I finally made myself visit you, well it was more the piles of rocks that were acquired during our summer travels sitting on the counter in need of being brought to you. You finally have those now along with the soap stone characters you get for the bigger milestone dates.
Today 135 weeks and 2 hours and 30 min ago you were finally at peace, or so we think and hope. In the week that followed your death we honored your first missed birthday with painted rocks. 2 years and 7 months later the inspiration we were given by Mrs. Penny to paint those rocks has spread throughout the cemetery. I will be honest, there was a point on this grief journey I loathed seeing other plots decorated with painted rocks. It made me furious people were painting rocks for their parents or grandparents, they weren’t young, it was MY thing for YOU…a child, UNDER 5…but today, today I walked the rows of the cemetery in 108 degrees and smiled at how YOU in yet another way have made such a positive impact in this current world. Every row has at least one plot with at least one painted rock, some have many more. Some families have painted every rock like us, others just a few. It didn’t make me angry (today). Today in the hot breeze I felt you wrapping yourself around me telling me, “Ema, look…I did this…I can do so much now.”
This past week was a busy one. Your sister has gymnastics 3 days a week now for 8.5 hours total, your brother has hockey for his absurd number of hours, I am working full time and have even been meal prepping and planning for lunches and dinner and the house is JUST ABOUT fully finished! (We are awaiting pavers).
On Tuesday last week I went to the back to school night for your siblings. There are so many new teachers I felt I should actually go this year, so with some help from Bubbie we made it all work. I listened to all of their teachers talk, but one of them is a newly bereaved parent…I couldn’t help but think to myself how I doubt anyone else was thinking about that fact (if every parent even knew). I couldn’t help but focus on the fact that life goes on and work continues and it’s just how it is. I realize that’s what I do every day, and I doubt many if any people think about that when they look at me either…it’s just not what happens…it’s weird. (Oh apparently in 2.5+ years I have yet to find a better word besides weird.
This week I took some of your clothing out of boxes and put them in a new box to ship to someone to make us another quilt. I am torn between two background fabrics, but they both include red and bears. I will decide this week I guess. I also took Mermie and little Mermie out of the box and put them on the shelf above your rifton. It feels more complete…I even put up your name letters, which happened to fit perfectly in the space. As aba said, it’s perfect, minus you not sitting your chair. Which I went on to say, well we couldn’t put her in the corner, and he said, oh please Sonzee would love to be in the corner…

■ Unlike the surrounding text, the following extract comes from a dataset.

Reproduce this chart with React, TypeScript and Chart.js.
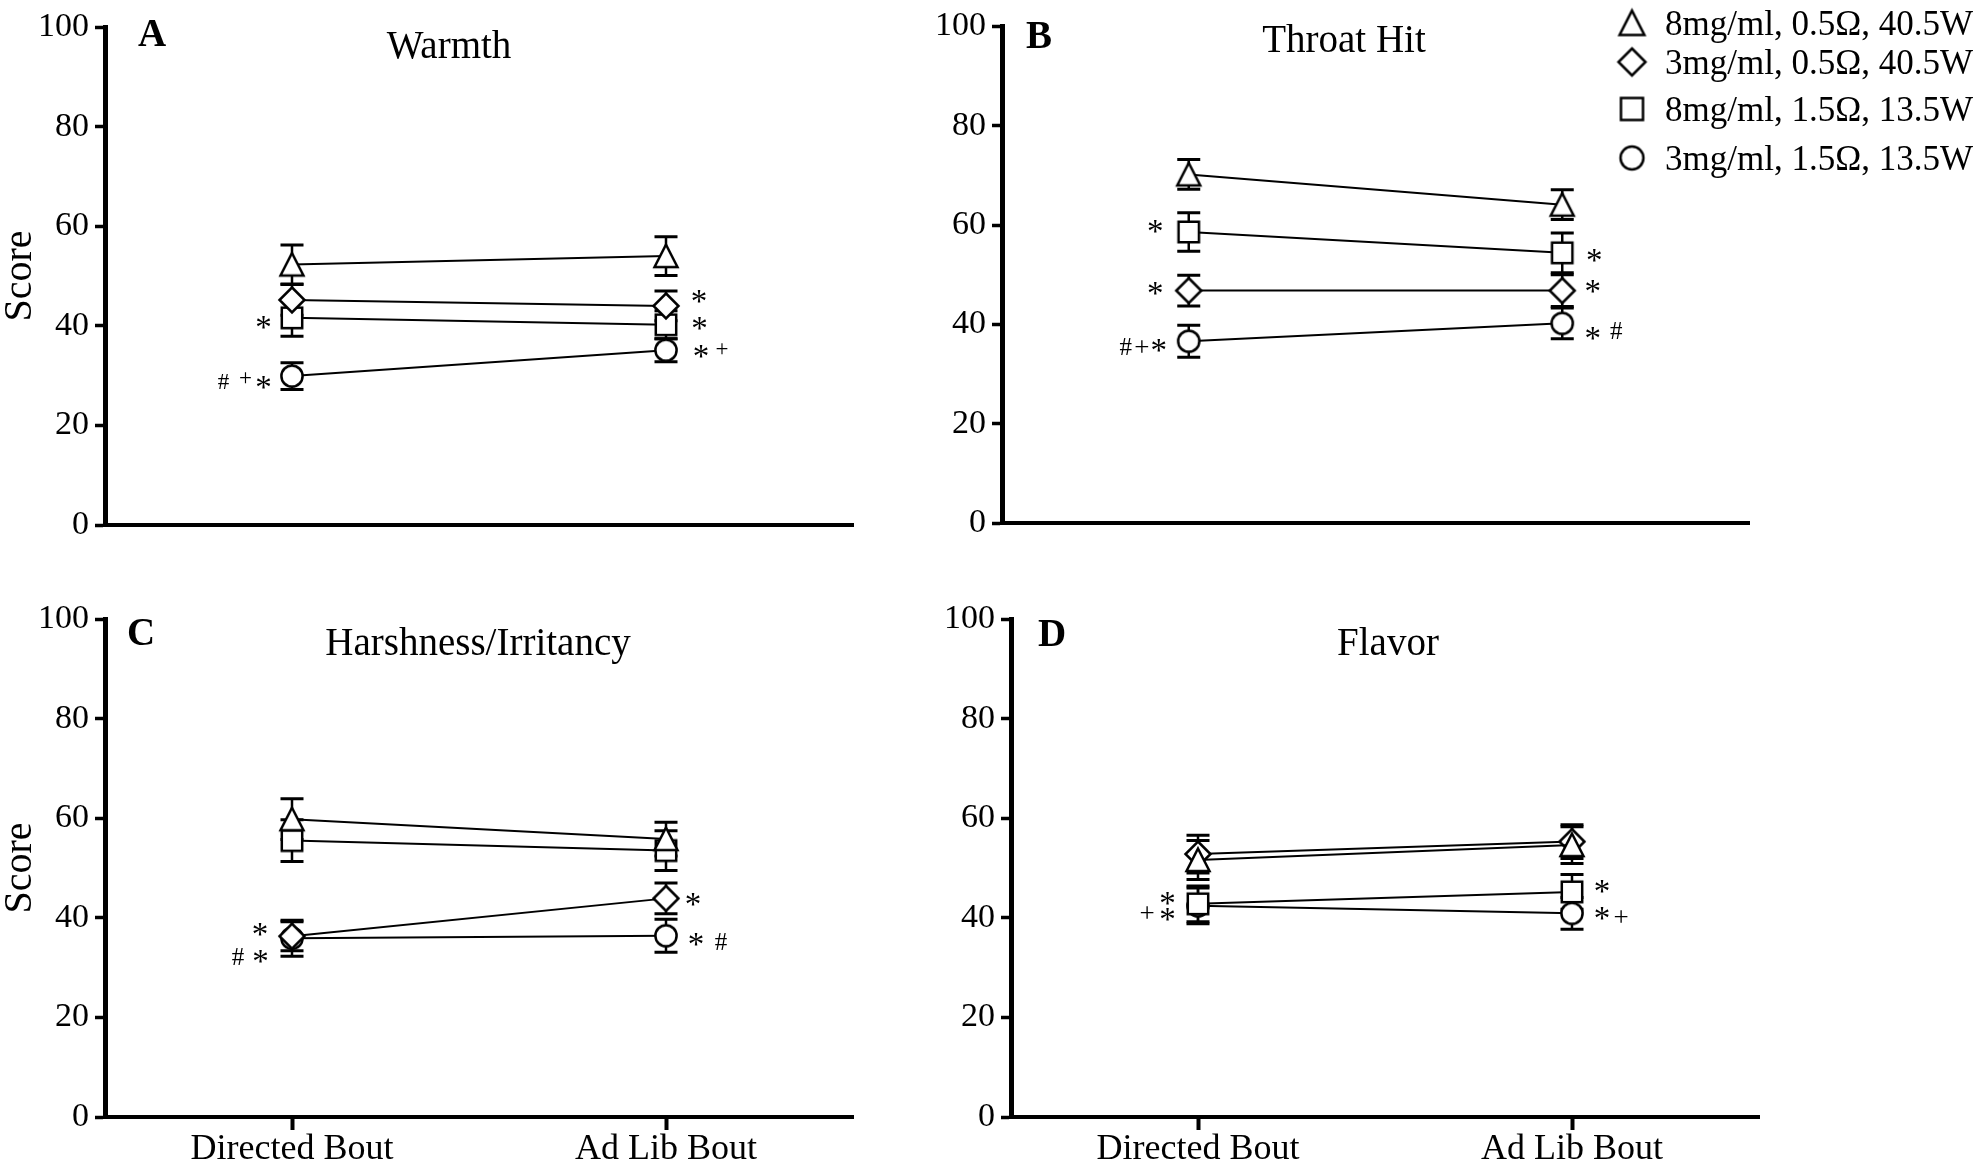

Your brother had his first tournament of the season. They didn’t do as well as everyone had hoped, but now they all know what to focus on for the season. He is playing center this year and he is feeling the weight of his new role, but he is doing great, he just needs to gain confidence. We shall see where his team is placed in the division.
Poppop turned 70 on Friday and we had a nice Shabbat dinner at the house for him. We did a surprise dinner that Bubbie planned, complete with the huge lot up birthday sign in the front of our yard. I think he enjoyed it! It was nice to have a big Shabbat dinner in the dining room! I am so looking forward to many many more!
Anyway baby girl…you are beyond missed and loved!